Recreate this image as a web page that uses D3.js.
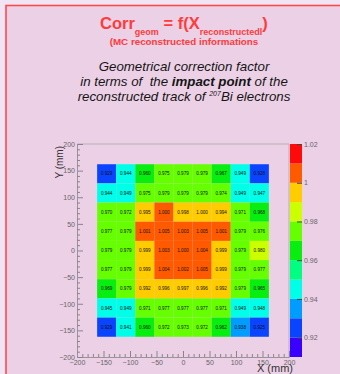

-*-*-

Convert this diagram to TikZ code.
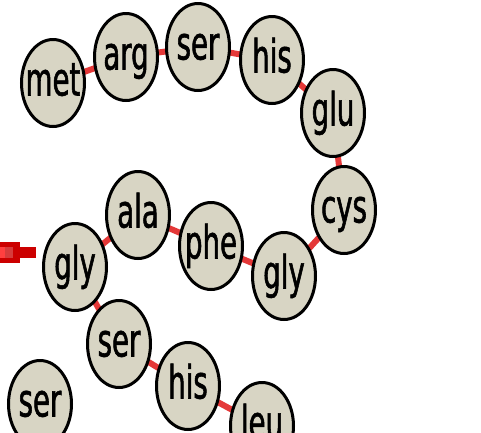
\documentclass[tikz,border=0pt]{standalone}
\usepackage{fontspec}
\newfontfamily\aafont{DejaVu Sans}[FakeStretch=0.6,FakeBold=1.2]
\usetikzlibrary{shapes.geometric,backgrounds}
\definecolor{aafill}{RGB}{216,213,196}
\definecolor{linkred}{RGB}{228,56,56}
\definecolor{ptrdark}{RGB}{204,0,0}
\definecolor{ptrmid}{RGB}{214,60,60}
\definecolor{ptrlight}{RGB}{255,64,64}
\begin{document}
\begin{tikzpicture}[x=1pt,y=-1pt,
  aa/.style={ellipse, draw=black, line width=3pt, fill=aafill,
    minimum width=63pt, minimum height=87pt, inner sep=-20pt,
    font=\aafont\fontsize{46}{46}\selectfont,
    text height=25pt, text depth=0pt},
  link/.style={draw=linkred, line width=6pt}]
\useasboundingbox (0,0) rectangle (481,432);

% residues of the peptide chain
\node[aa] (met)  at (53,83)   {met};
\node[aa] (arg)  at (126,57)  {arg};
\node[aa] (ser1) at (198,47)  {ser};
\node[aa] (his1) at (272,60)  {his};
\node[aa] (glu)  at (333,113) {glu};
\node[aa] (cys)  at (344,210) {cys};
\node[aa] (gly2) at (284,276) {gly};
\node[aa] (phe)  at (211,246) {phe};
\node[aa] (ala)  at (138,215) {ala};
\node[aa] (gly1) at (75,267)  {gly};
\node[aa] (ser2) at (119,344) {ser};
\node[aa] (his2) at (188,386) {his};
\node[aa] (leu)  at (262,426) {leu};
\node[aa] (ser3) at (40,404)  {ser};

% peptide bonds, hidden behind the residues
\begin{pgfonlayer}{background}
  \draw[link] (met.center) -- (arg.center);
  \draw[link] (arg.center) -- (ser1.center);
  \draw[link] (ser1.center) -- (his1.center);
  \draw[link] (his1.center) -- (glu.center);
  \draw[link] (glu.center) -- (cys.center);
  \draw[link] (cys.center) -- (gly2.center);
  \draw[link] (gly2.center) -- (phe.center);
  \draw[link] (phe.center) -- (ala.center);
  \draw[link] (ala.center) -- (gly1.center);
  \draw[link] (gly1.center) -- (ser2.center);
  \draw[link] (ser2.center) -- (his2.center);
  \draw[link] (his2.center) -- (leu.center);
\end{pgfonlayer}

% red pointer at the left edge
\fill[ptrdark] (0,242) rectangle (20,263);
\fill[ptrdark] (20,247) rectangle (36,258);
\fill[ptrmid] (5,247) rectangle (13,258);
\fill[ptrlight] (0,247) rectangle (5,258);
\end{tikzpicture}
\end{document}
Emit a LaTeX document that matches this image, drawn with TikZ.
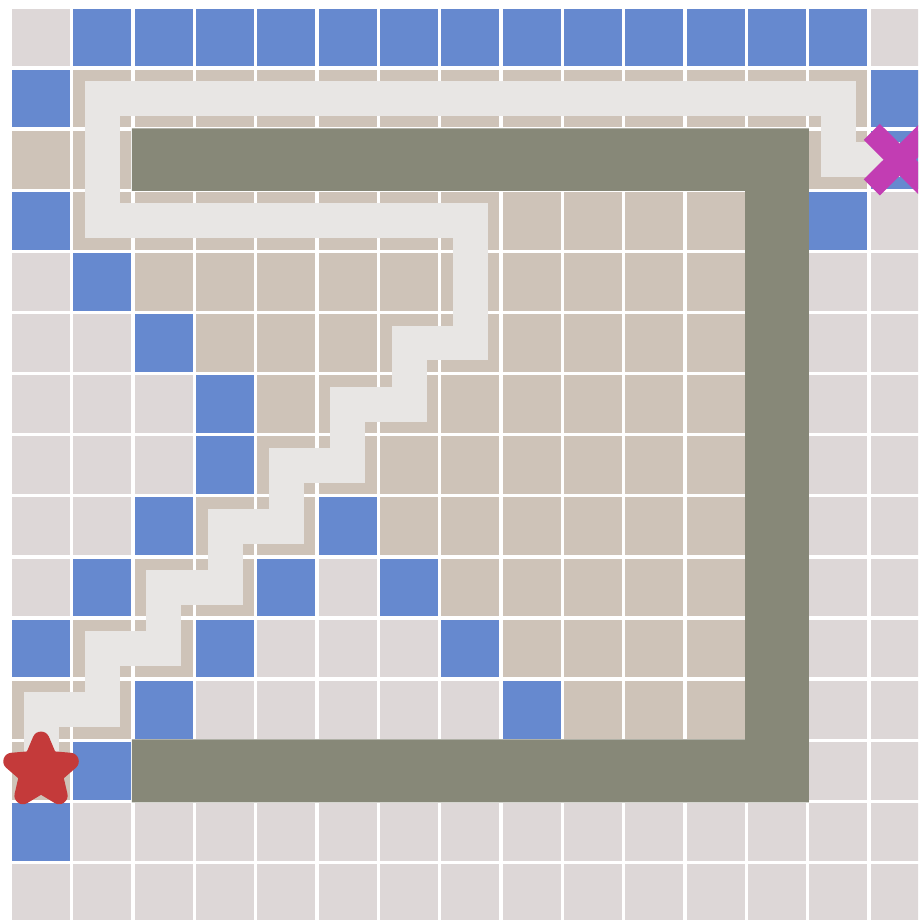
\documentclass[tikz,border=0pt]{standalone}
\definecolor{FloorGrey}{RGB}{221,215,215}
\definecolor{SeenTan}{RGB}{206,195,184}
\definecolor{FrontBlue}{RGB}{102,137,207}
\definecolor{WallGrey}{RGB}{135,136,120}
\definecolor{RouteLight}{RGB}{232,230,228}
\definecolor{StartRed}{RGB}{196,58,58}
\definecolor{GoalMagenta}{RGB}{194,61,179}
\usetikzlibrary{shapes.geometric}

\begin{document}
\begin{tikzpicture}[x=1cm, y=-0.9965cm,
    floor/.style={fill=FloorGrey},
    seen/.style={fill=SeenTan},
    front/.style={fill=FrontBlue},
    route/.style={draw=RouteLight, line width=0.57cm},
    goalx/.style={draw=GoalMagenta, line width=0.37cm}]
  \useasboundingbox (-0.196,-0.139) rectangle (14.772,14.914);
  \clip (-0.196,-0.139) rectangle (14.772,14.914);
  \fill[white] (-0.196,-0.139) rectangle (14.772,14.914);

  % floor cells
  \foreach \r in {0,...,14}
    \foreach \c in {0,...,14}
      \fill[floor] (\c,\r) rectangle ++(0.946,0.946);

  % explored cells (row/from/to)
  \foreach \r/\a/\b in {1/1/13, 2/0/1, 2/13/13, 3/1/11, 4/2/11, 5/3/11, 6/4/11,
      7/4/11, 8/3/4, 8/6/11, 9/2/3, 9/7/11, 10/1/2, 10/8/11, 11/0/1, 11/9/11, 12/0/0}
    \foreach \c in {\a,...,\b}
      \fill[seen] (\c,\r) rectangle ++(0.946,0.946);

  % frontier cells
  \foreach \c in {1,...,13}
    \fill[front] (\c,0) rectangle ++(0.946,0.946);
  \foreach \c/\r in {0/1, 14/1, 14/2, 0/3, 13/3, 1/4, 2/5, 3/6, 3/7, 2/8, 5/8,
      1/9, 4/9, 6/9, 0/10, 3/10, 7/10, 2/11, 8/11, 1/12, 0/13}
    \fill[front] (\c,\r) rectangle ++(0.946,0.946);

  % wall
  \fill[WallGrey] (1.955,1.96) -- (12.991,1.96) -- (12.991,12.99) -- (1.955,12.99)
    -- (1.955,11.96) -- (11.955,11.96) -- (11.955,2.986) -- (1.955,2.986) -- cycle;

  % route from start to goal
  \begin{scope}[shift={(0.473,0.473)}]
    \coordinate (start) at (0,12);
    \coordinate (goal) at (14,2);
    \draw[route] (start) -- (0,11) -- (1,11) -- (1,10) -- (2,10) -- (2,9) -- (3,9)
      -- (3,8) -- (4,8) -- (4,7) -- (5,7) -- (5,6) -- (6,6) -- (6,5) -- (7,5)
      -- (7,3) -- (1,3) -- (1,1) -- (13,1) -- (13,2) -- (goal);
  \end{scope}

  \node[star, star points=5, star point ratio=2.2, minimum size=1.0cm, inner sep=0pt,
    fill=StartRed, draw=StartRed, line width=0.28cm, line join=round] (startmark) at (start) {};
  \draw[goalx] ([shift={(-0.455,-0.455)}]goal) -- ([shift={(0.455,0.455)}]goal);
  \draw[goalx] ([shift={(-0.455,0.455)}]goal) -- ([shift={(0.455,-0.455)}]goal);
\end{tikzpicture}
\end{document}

-*-*-

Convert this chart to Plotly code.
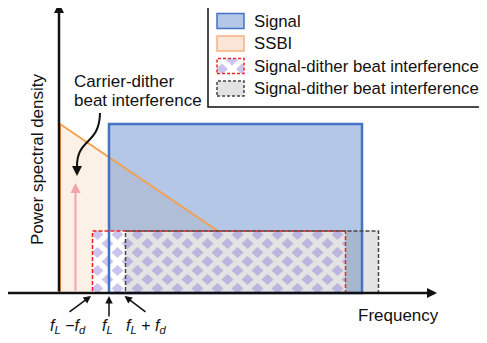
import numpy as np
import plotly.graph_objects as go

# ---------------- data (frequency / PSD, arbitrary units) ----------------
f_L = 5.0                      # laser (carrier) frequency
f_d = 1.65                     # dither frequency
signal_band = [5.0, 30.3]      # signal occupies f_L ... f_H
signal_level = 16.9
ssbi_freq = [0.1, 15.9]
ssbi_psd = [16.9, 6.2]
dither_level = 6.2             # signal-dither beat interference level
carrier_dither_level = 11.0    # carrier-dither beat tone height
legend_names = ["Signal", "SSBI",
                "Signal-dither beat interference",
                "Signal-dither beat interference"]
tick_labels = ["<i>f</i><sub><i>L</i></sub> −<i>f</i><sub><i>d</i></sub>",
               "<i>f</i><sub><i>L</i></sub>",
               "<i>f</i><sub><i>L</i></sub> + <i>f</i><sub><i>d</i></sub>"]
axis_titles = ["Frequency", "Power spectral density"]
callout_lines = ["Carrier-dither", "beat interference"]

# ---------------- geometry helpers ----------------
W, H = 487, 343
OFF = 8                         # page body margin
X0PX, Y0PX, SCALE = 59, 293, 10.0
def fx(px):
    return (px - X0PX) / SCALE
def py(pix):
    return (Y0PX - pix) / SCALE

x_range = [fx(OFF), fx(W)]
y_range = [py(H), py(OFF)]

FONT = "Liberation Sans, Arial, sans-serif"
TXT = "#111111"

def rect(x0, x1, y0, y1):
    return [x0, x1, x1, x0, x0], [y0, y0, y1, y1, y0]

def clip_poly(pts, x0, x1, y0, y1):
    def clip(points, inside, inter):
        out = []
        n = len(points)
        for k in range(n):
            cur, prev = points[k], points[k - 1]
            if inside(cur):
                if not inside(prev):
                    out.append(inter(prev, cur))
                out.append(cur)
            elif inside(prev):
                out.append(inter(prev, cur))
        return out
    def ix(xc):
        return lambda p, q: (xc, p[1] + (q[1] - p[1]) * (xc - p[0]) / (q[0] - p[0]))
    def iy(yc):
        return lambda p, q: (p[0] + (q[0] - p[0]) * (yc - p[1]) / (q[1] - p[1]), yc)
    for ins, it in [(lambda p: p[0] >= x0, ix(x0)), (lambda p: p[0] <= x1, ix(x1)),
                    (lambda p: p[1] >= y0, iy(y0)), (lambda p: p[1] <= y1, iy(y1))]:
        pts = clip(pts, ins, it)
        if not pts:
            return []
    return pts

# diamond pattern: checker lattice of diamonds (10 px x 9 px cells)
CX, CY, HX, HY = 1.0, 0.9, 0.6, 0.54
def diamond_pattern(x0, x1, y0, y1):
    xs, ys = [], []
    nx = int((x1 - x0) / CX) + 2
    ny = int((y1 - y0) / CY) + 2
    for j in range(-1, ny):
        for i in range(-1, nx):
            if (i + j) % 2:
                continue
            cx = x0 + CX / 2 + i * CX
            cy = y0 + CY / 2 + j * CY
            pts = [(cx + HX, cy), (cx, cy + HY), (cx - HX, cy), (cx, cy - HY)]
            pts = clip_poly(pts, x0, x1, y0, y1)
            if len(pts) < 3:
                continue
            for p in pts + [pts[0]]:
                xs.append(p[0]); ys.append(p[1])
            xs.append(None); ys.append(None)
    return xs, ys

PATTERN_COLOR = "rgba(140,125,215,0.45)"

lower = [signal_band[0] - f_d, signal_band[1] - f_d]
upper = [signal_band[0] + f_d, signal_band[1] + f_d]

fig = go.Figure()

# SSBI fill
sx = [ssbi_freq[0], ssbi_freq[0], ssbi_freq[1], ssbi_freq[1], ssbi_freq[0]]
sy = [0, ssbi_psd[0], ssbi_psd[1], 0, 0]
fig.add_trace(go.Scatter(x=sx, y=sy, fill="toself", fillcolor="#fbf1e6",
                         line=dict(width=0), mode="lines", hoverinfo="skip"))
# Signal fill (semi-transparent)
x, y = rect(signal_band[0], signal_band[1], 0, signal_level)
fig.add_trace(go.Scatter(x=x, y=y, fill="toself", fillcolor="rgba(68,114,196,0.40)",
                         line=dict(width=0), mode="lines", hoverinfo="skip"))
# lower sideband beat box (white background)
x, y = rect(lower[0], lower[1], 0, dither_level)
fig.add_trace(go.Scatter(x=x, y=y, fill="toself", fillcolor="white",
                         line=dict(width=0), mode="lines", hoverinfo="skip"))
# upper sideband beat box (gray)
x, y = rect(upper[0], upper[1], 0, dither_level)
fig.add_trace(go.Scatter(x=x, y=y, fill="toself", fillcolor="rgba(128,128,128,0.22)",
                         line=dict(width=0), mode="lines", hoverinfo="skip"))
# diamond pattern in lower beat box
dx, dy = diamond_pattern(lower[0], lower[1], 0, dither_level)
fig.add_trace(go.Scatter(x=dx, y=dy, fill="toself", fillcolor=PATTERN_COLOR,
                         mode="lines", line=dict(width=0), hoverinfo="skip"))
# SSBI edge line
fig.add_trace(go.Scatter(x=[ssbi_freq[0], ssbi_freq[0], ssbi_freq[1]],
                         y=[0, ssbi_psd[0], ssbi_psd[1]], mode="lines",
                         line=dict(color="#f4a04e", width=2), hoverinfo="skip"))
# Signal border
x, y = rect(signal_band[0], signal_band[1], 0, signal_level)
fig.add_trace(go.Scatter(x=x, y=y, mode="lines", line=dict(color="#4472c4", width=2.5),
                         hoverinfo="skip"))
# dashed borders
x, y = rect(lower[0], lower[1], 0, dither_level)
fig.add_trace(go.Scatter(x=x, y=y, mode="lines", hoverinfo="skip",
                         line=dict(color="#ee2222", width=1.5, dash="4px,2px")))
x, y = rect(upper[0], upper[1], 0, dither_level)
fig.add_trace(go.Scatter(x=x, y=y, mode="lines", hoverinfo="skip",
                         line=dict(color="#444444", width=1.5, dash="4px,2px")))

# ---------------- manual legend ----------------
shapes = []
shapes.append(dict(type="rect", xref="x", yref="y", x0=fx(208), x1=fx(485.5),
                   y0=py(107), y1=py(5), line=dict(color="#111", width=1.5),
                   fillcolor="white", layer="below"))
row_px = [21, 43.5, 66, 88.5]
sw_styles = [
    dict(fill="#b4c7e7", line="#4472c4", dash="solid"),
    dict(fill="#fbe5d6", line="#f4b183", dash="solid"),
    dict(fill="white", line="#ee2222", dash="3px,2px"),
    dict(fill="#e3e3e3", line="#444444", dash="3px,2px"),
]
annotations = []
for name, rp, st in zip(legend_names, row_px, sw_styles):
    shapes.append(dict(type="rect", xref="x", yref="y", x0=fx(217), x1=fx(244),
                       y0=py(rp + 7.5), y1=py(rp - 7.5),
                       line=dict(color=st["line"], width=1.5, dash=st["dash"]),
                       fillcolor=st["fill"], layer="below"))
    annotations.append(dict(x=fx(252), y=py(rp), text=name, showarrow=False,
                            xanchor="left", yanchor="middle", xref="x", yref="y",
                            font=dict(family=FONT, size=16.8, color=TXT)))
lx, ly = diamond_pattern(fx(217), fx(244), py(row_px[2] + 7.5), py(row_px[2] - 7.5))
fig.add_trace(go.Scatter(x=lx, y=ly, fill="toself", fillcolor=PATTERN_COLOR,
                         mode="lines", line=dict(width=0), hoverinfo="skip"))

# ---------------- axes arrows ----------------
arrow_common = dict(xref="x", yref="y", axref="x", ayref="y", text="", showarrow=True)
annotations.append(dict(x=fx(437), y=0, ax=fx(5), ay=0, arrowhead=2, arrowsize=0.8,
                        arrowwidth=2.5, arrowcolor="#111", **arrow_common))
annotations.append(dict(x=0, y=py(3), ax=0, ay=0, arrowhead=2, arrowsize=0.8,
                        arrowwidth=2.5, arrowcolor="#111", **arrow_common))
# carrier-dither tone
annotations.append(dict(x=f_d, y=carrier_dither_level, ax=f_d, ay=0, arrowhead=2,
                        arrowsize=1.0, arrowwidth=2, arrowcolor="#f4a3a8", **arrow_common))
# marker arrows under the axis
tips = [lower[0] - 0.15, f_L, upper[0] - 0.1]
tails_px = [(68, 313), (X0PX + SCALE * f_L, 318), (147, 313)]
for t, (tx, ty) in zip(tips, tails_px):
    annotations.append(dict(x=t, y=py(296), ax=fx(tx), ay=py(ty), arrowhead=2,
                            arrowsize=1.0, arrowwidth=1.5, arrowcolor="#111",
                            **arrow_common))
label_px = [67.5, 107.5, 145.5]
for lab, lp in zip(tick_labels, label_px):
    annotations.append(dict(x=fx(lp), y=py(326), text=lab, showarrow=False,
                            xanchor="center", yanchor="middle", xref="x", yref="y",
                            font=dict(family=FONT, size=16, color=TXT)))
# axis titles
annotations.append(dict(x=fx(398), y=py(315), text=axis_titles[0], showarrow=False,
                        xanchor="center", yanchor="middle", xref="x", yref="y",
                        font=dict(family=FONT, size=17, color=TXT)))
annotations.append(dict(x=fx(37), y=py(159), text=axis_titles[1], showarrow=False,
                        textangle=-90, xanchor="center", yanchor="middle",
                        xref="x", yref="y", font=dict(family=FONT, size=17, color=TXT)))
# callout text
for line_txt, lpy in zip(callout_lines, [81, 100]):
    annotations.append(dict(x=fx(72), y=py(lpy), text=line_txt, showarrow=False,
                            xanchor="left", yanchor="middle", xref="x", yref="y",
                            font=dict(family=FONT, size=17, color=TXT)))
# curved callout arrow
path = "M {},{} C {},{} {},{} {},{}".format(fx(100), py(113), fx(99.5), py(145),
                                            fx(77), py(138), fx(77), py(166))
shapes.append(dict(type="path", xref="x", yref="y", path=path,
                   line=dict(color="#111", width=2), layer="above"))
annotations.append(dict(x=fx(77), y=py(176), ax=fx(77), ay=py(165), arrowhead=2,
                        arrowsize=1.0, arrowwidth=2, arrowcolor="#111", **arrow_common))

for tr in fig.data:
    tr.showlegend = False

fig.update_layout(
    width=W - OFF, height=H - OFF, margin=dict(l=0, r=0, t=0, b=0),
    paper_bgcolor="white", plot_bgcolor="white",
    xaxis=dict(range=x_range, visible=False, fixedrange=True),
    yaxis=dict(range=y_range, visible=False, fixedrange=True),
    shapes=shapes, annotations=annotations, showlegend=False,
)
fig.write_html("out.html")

-*-*-

**Written instruction**:
State the number of lines in the records that contain the string "code", and nothing more.

**The answer**:
2